● Your instructions
Starting with the first line below, extract each line through the one that contains "249, 274, 291];", inclusive, excluding pictures.

● Data
━━━━━━

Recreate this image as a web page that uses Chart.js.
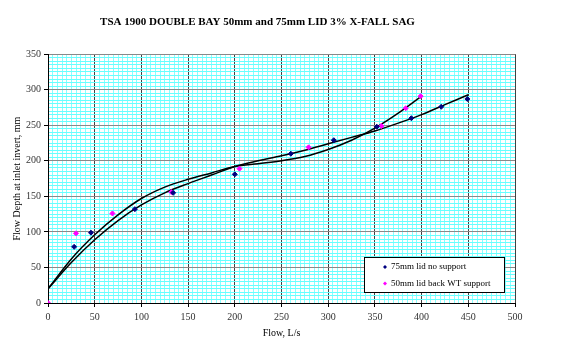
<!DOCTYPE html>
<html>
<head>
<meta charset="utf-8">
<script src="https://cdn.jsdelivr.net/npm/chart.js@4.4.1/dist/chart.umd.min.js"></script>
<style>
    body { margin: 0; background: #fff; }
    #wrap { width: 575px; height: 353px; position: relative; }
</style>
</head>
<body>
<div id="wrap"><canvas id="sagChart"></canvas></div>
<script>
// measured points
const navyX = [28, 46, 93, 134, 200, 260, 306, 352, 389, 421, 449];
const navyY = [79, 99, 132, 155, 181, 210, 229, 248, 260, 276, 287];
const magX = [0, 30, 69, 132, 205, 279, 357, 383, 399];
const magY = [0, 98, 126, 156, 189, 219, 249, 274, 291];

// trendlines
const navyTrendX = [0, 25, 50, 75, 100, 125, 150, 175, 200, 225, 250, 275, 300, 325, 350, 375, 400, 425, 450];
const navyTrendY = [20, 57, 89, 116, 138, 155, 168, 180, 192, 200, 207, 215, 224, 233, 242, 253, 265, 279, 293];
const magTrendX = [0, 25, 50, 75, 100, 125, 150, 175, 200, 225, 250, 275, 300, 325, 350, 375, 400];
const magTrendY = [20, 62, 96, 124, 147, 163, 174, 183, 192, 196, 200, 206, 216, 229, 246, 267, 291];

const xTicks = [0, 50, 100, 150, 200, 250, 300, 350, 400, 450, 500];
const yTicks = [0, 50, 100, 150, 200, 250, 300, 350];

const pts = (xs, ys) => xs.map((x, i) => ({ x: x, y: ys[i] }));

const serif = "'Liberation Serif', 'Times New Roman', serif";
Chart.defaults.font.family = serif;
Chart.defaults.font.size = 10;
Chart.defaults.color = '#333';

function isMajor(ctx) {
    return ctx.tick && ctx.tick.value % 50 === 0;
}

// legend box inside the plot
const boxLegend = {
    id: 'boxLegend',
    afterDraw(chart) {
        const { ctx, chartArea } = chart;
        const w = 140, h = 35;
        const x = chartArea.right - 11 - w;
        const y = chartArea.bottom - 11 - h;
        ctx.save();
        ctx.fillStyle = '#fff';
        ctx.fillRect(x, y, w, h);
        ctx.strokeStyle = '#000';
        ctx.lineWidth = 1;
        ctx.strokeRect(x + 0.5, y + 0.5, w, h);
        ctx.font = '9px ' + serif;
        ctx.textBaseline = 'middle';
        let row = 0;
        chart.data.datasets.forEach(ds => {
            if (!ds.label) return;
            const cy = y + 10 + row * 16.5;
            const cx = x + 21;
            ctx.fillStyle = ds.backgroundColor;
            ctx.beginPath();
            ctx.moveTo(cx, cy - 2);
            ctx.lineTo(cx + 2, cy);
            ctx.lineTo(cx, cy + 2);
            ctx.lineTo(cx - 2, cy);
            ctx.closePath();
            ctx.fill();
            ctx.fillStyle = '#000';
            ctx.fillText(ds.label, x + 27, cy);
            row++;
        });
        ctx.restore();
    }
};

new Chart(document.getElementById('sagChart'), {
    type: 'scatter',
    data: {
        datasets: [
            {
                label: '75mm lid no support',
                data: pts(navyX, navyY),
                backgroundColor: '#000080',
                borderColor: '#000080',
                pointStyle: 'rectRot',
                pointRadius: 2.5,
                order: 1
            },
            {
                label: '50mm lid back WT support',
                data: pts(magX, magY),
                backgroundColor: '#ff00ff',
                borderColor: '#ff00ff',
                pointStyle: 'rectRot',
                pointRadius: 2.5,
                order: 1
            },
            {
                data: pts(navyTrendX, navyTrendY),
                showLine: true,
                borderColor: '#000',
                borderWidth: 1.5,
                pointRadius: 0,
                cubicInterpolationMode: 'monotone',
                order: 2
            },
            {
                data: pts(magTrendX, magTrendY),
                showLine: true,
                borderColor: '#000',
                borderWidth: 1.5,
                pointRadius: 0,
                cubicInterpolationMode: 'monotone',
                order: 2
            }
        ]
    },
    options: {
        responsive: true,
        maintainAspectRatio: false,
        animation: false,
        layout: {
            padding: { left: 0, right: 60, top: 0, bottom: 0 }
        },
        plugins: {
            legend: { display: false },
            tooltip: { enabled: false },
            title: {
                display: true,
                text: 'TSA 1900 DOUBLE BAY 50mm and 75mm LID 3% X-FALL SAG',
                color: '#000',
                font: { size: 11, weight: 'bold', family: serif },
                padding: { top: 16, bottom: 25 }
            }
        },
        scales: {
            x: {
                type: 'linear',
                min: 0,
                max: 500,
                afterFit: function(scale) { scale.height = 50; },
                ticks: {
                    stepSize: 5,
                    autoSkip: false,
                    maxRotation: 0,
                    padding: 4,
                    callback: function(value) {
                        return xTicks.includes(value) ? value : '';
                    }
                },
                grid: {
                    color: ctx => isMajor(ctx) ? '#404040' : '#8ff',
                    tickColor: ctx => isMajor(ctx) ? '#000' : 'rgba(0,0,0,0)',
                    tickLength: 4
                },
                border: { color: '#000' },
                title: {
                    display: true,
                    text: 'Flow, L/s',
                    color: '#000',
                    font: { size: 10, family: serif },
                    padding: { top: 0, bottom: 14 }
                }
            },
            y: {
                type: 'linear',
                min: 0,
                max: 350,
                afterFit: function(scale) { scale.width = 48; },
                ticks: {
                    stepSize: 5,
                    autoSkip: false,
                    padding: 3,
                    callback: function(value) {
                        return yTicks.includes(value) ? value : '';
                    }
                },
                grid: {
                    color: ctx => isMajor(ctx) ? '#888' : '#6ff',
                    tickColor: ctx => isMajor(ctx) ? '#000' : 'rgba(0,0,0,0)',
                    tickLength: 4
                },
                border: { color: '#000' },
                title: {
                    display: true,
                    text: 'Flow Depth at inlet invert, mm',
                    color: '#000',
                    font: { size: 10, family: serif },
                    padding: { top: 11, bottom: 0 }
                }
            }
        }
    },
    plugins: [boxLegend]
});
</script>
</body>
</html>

━━━━━━

● Complete answer
Recreate this image as a web page that uses Chart.js.
<!DOCTYPE html>
<html>
<head>
<meta charset="utf-8">
<script src="https://cdn.jsdelivr.net/npm/chart.js@4.4.1/dist/chart.umd.min.js"></script>
<style>
    body { margin: 0; background: #fff; }
    #wrap { width: 575px; height: 353px; position: relative; }
</style>
</head>
<body>
<div id="wrap"><canvas id="sagChart"></canvas></div>
<script>
// measured points
const navyX = [28, 46, 93, 134, 200, 260, 306, 352, 389, 421, 449];
const navyY = [79, 99, 132, 155, 181, 210, 229, 248, 260, 276, 287];
const magX = [0, 30, 69, 132, 205, 279, 357, 383, 399];
const magY = [0, 98, 126, 156, 189, 219, 249, 274, 291];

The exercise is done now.